Disfarçado sob o discurso da justiça tributária e sob o pretexto de corrigir distorções, o projeto de Lei 1087/25, que tributa lucros e dividendos acima de R$ 50 mil e que foi aprovado na Câmara no início de outubro, reforça a incapacidade do Estado brasileiro em compreender que desenvolvimento econômico não nasce de mais impostos, mas de um ambiente capaz de permitir que empresas cresçam, invistam e gerem empregos.
Dentro desse debate, há uma falsa equivalência utilizada pelo poder público ao explorar que a maioria dos países da OCDE realizam a cobrança em suas estruturas tributárias; no entanto, o que se perde de vista é que, via de regra, estamos falando ou de países com ambientes fiscais mais simples e menos onerosos ou de nações em que a qualidade dos serviços públicos responde às necessidades da população.

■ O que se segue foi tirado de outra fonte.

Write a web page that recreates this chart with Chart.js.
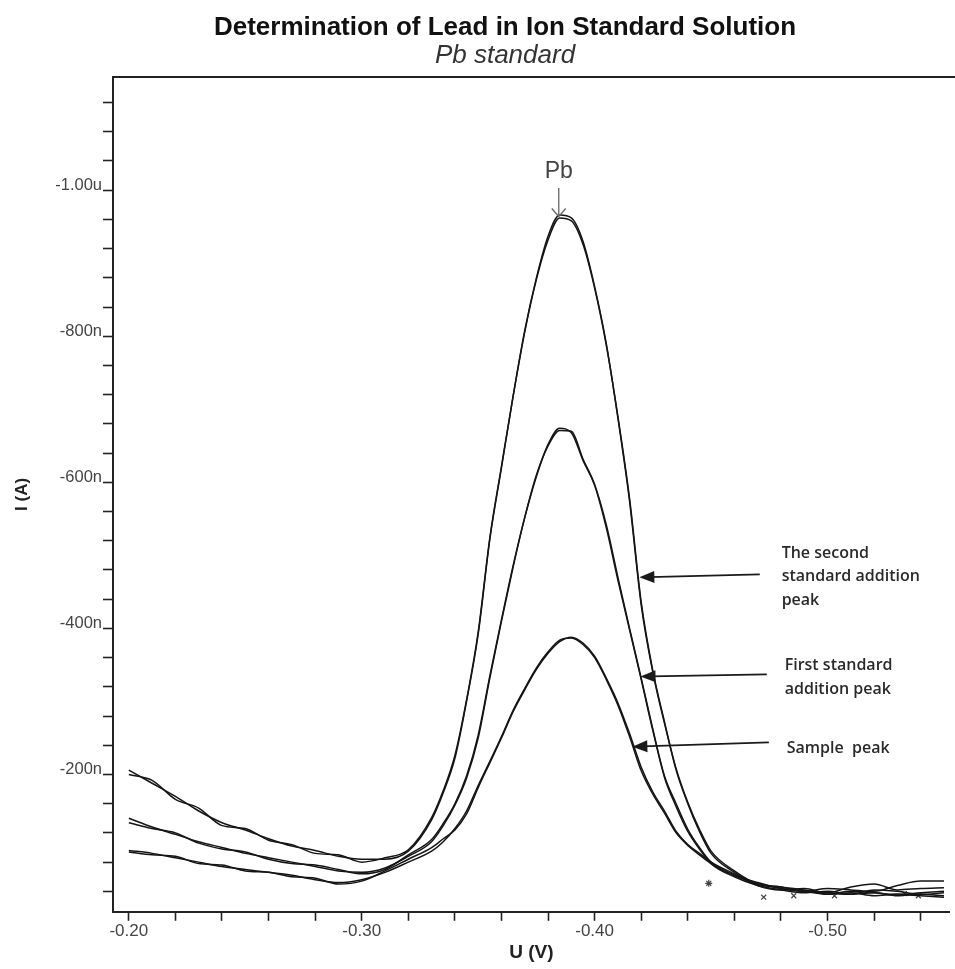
<!DOCTYPE html>
<html>
<head>
<meta charset="utf-8">
<title>Determination of Lead in Ion Standard Solution</title>
<script src="https://cdn.jsdelivr.net/npm/chart.js@4.4.1/dist/chart.umd.min.js"></script>
<style>
  html, body { margin: 0; padding: 0; background: #fff; overflow: hidden; }
</style>
</head>
<body>
<canvas id="pb-canvas" width="955" height="969"></canvas>
<script>
  // Potential axis (V), sampled finer across the Pb peak
  let voltage = [-0.20, -0.21, -0.22, -0.23, -0.24, -0.25, -0.26, -0.27, -0.28, -0.29, -0.30, -0.31, -0.32, -0.33,
    -0.335, -0.34, -0.345, -0.35, -0.355, -0.36, -0.365, -0.37, -0.375, -0.38, -0.385, -0.39, -0.395, -0.40,
    -0.405, -0.41, -0.415, -0.42, -0.425, -0.43, -0.435, -0.44, -0.445,
    -0.45, -0.46, -0.47, -0.48, -0.49, -0.50, -0.51, -0.52, -0.53, -0.54, -0.55];

  // Currents in nA (read as magnitudes, plotted negative), two runs per solution
  let second_run1 = [206, 188, 170, 150, 134, 124, 112, 102, 96, 88, 84, 84, 95, 138,
    175, 222, 300, 392, 522, 620, 718, 808, 880, 937, 966, 962, 930, 868, 790, 688, 574, 432, 340, 270, 208, 162, 125,
    95, 68, 50, 46, 40, 44, 42, 40, 48, 54, 54];
  let second_run2 = [200, 192, 166, 154, 130, 126, 110, 104, 92, 90, 80, 86, 97, 141,
    178, 226, 302, 395, 524, 622, 718, 806, 878, 932, 962, 958, 926, 866, 788, 690, 578, 436, 342, 272, 206, 160, 122,
    92, 66, 48, 42, 44, 38, 46, 50, 42, 44, 45];

  let first_run1 = [140, 128, 118, 108, 100, 92, 86, 80, 74, 68, 66, 72, 88, 108,
    130, 158, 195, 250, 332, 410, 484, 552, 610, 650, 671, 670, 632, 597, 542, 470, 400, 332, 262, 198, 160, 125, 100,
    80, 62, 50, 44, 40, 36, 40, 38, 36, 38, 40];
  let first_run2 = [134, 126, 120, 106, 98, 94, 84, 78, 76, 70, 64, 70, 90, 111,
    133, 160, 198, 254, 335, 412, 486, 552, 608, 652, 674, 668, 630, 596, 538, 466, 398, 330, 260, 196, 156, 122, 98,
    78, 60, 48, 42, 38, 40, 36, 42, 40, 36, 38];

  let sample_run1 = [96, 92, 86, 80, 74, 70, 66, 62, 56, 52, 56, 66, 80, 95,
    108, 126, 150, 185, 218, 252, 288, 318, 346, 368, 384, 387, 378, 360, 330, 295, 252, 205, 173, 147, 120, 103, 90,
    78, 62, 52, 44, 40, 38, 36, 38, 34, 36, 34];
  let sample_run2 = [94, 90, 88, 78, 76, 68, 66, 60, 58, 50, 54, 68, 84, 100,
    112, 124, 146, 182, 216, 250, 286, 316, 344, 366, 382, 388, 380, 362, 332, 298, 256, 210, 176, 150, 122, 104, 92,
    80, 64, 50, 46, 42, 36, 38, 34, 36, 34, 32];

  // Stray instrument markers on the baseline
  let star_v = [-0.449];
  let star_i = [-51];
  let cross_v = [-0.4726, -0.4855, -0.503, -0.533, -0.539];
  let cross_i = [-32, -34, -34, -37, -34];

  // Callouts (data coordinates)
  let callout_text = [["The second", "standard addition", "peak"], ["First standard", "addition peak"], ["Sample  peak"]];
  let callout_text_v = [-0.4803, -0.4816, -0.4825];
  let callout_text_i = [-503, -349, -236];
  let callout_tail_v = [-0.4709, -0.4739, -0.4748];
  let callout_tail_i = [-474, -337, -244];
  let callout_tip_v = [-0.4192, -0.4197, -0.4162];
  let callout_tip_i = [-470, -334, -238];
  let pb_v = -0.3846;
  let pb_label_i = -1025;
  let pb_arrow_i = [-1003, -964];

  let to_points = function(vals) {
    return vals.map((v, i) => ({x: voltage[i], y: -v}));
  };

  let trace = function(vals) {
    return {
      data: to_points(vals),
      borderColor: '#151515',
      borderWidth: 1.5,
      pointRadius: 0,
      fill: false,
      cubicInterpolationMode: 'monotone'
    };
  };

  let markers = function(vs, is, style) {
    return {
      data: vs.map((v, i) => ({x: v, y: is[i]})),
      showLine: false,
      pointStyle: style,
      pointRadius: 3.5,
      borderColor: '#444',
      borderWidth: 1.2,
      backgroundColor: '#444'
    };
  };

  let is_label = function(v, step) {
    let q = v / step;
    return Math.abs(q - Math.round(q)) < 1e-6;
  };

  let fmt_current = function(v) {
    if (!is_label(v, 200) || Math.round(v) === 0) return '';
    if (Math.abs(v) >= 1000) return '-' + (Math.abs(v) / 1000).toFixed(2) + 'u';
    return Math.round(v) + 'n';
  };

  let decor = {
    id: 'decor',
    afterDraw(chart) {
      let ctx = chart.ctx;
      let area = chart.chartArea;
      let xs = chart.scales.x;
      let ys = chart.scales.y;
      ctx.save();

      // top edge of the plot frame
      ctx.strokeStyle = '#222';
      ctx.lineWidth = 2;
      ctx.beginPath();
      ctx.moveTo(area.left, area.top);
      ctx.lineTo(chart.width, area.top);
      ctx.stroke();

      // titles
      ctx.textAlign = 'center';
      ctx.textBaseline = 'middle';
      ctx.fillStyle = '#111';
      ctx.font = 'bold 26px "Liberation Sans", Arial, sans-serif';
      ctx.fillText('Determination of Lead in Ion Standard Solution', 505, 28);
      ctx.fillStyle = '#333';
      ctx.font = 'italic 26px "Liberation Sans", Arial, sans-serif';
      ctx.fillText('Pb standard', 505, 56);

      // callout arrows and text
      ctx.strokeStyle = '#1a1a1a';
      ctx.fillStyle = '#1a1a1a';
      ctx.lineWidth = 1.8;
      for (let k = 0; k < callout_text.length; k++) {
        let x0 = xs.getPixelForValue(callout_tail_v[k]);
        let y0 = ys.getPixelForValue(callout_tail_i[k]);
        let x1 = xs.getPixelForValue(callout_tip_v[k]);
        let y1 = ys.getPixelForValue(callout_tip_i[k]);
        let ang = Math.atan2(y1 - y0, x1 - x0);
        ctx.beginPath();
        ctx.moveTo(x0, y0);
        ctx.lineTo(x1 - 10 * Math.cos(ang), y1 - 10 * Math.sin(ang));
        ctx.stroke();
        ctx.beginPath();
        ctx.moveTo(x1, y1);
        ctx.lineTo(x1 - 15 * Math.cos(ang) + 6 * Math.sin(ang), y1 - 15 * Math.sin(ang) - 6 * Math.cos(ang));
        ctx.lineTo(x1 - 15 * Math.cos(ang) - 6 * Math.sin(ang), y1 - 15 * Math.sin(ang) + 6 * Math.cos(ang));
        ctx.closePath();
        ctx.fill();
      }
      ctx.fillStyle = '#2a2a2a';
      ctx.textAlign = 'left';
      ctx.font = '600 16px "Open Sans", "Noto Sans", sans-serif';
      for (let k = 0; k < callout_text.length; k++) {
        let tx = xs.getPixelForValue(callout_text_v[k]);
        let ty = ys.getPixelForValue(callout_text_i[k]);
        callout_text[k].forEach((line, n) => ctx.fillText(line, tx, ty + n * 23.5));
      }

      // Pb peak marker
      let px = xs.getPixelForValue(pb_v);
      ctx.fillStyle = '#444';
      ctx.textAlign = 'center';
      ctx.font = '23px "Liberation Sans", Arial, sans-serif';
      ctx.fillText('Pb', px, ys.getPixelForValue(pb_label_i));
      let ya = ys.getPixelForValue(pb_arrow_i[0]);
      let yb = ys.getPixelForValue(pb_arrow_i[1]);
      ctx.strokeStyle = '#666';
      ctx.lineWidth = 1.3;
      ctx.beginPath();
      ctx.moveTo(px, ya);
      ctx.lineTo(px, yb);
      ctx.moveTo(px - 7, yb - 8);
      ctx.lineTo(px, yb);
      ctx.lineTo(px + 7, yb - 8);
      ctx.stroke();

      ctx.restore();
    }
  };

  let pb_ctx = document.getElementById('pb-canvas').getContext('2d');
  let pb_chart = new Chart(pb_ctx, {
    type: 'line',
    data: {
      datasets: [
        trace(second_run1), trace(second_run2),
        trace(first_run1), trace(first_run2),
        trace(sample_run1), trace(sample_run2),
        markers(star_v, star_i, 'star'),
        markers(cross_v, cross_i, 'crossRot')
      ]
    },
    options: {
      responsive: false,
      animation: false,
      layout: {padding: {left: 8, top: 77, right: 0, bottom: 2}},
      plugins: {legend: {display: false}, tooltip: {enabled: false}},
      font: {family: '"Liberation Sans", Arial, sans-serif'},
      scales: {
        x: {
          type: 'linear',
          reverse: true,
          min: -0.5525,
          max: -0.1932,
          grid: {drawOnChartArea: false, drawTicks: true, tickLength: 9, tickColor: '#222', tickWidth: 1.6},
          border: {color: '#222', width: 2},
          ticks: {
            stepSize: 0.02,
            includeBounds: false,
            autoSkip: false,
            maxRotation: 0,
            padding: 0,
            color: '#444',
            font: {size: 17, family: '"Liberation Sans", Arial, sans-serif'},
            callback: v => is_label(v, 0.1) ? v.toFixed(2) : ''
          },
          title: {
            display: true,
            text: 'U (V)',
            color: '#222',
            font: {size: 19, weight: 'bold', family: '"Liberation Sans", Arial, sans-serif'},
            padding: {top: 0, bottom: 3}
          }
        },
        y: {
          type: 'linear',
          reverse: true,
          min: -1155,
          max: -12,
          afterFit: s => { s.width = 105; },
          grid: {drawOnChartArea: false, drawTicks: true, tickLength: 10, tickColor: '#222', tickWidth: 1.6},
          border: {color: '#222', width: 2},
          ticks: {
            stepSize: 40,
            includeBounds: false,
            autoSkip: false,
            labelOffset: -5,
            padding: 1,
            color: '#444',
            font: {size: 16.5, family: '"Liberation Sans", Arial, sans-serif'},
            callback: fmt_current
          },
          title: {
            display: true,
            text: 'I (A)',
            color: '#222',
            font: {size: 17, weight: 'bold', family: '"Liberation Sans", Arial, sans-serif'},
            padding: {top: 4, bottom: 4}
          }
        }
      }
    },
    plugins: [decor]
  });
</script>
</body>
</html>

E o Brasil não cumpre nenhuma dessas alternativas. Assim, ao tributar rendimentos acima de R$ 50 mil mensais, o Governo dá um recado claro: a criação de riqueza é tratada como um privilégio a ser punido. E não se trata apenas de uma questão pontual, é uma sinalização política que vem de décadas.
Desde os anos 1990, a carga tributária brasileira saltou de cerca de 25% para mais de 34% do PIB em 2024, segundo dados do Observatório de Política Fiscal da FGV. O avanço foi contínuo, mas ganhou um impulso significativo a partir dos anos 2000, quando cruzou a fronteira dos 30%, e consolidou um modelo em que o Estado consome cada vez mais e entrega cada vez menos.
A comparação internacional é brutal. Enquanto nos Estados Unidos, por exemplo, a carga sobre bens e serviços gira em torno de 4,4% do PIB, no Brasil, esse montante é o triplo: cerca de 15% do PIB.
Além disso, nos EUA, o custo da mão de obra é majoritariamente absorvido pelo setor privado em bases mais simples e previsíveis, enquanto nosso país soma ao peso tributário um emaranhado de encargos trabalhistas que figura entre os mais caros do mundo. Um estudo da rede internacional de Contabilidade e Consultoria UHY mostra, por exemplo, que, por aqui, o custo real de um funcionário é o maior entre 90 países avaliados. Logo, estamos falando de um fardo que desestimula contratações e empurra pequenas e médias empresas para a informalidade.
É nesse contexto que a nova tributação se insere: sobre um tecido produtivo já exaurido. O setor de serviços, responsável por mais da metade dos empregos formais no Brasil, será especialmente atingido, pois opera com margens menores e maior dependência de capital humano. Empresas enquadradas no lucro presumido — um dos regimes que sustenta o empreendedorismo de médio porte no país — terão de escolher entre reduzir quadro, cortar investimento ou elevar preços, todos os caminhos igualmente danosos à economia real.
A retórica oficial insiste em que o objetivo é “corrigir desigualdades” e “harmonizar o sistema tributário”, mas ignora que a desigualdade brasileira nasce muito mais da ineficiência do gasto público do que da isenção de dividendos. Enquanto o Estado brasileiro mantém privilégios, amplia subsídios setoriais e acumula despesas fora da meta fiscal — quase R$ 400 bilhões, segundo dados do IFI (Instituição Fiscal Independente) —, transfere a conta para quem produz e arrisca.
Nos anos 1990, o país ainda buscava um equilíbrio: era um tempo de reformas estruturais, de contenção inflacionária e de um discurso pró-mercado. Nos anos 2000, o aumento da arrecadação foi vendido como “modernização fiscal”. Nos anos 2010, transformou-se em mecanismo de sobrevivência orçamentária. Agora, nos anos 2020, o que se vê é um Estado voraz, que confunde justiça com confiscos e política econômica com voluntarismo arrecadatório.
E a cada novo tributo, renova-se o mesmo ciclo de paralisia: o Estado cresce, o investimento encolhe, a produtividade cessa e o contribuinte é empurrado para o limite. A verdade é que o país não precisa de mais impostos, mas de um governo capaz de fazer mais com o que já tem. A diferença entre as nações que prosperam e as que definham não está na voracidade fiscal, mas na inteligência de quem compreende que a riqueza coletiva nasce do incentivo ao desenvolvimento, e não da sua asfixia.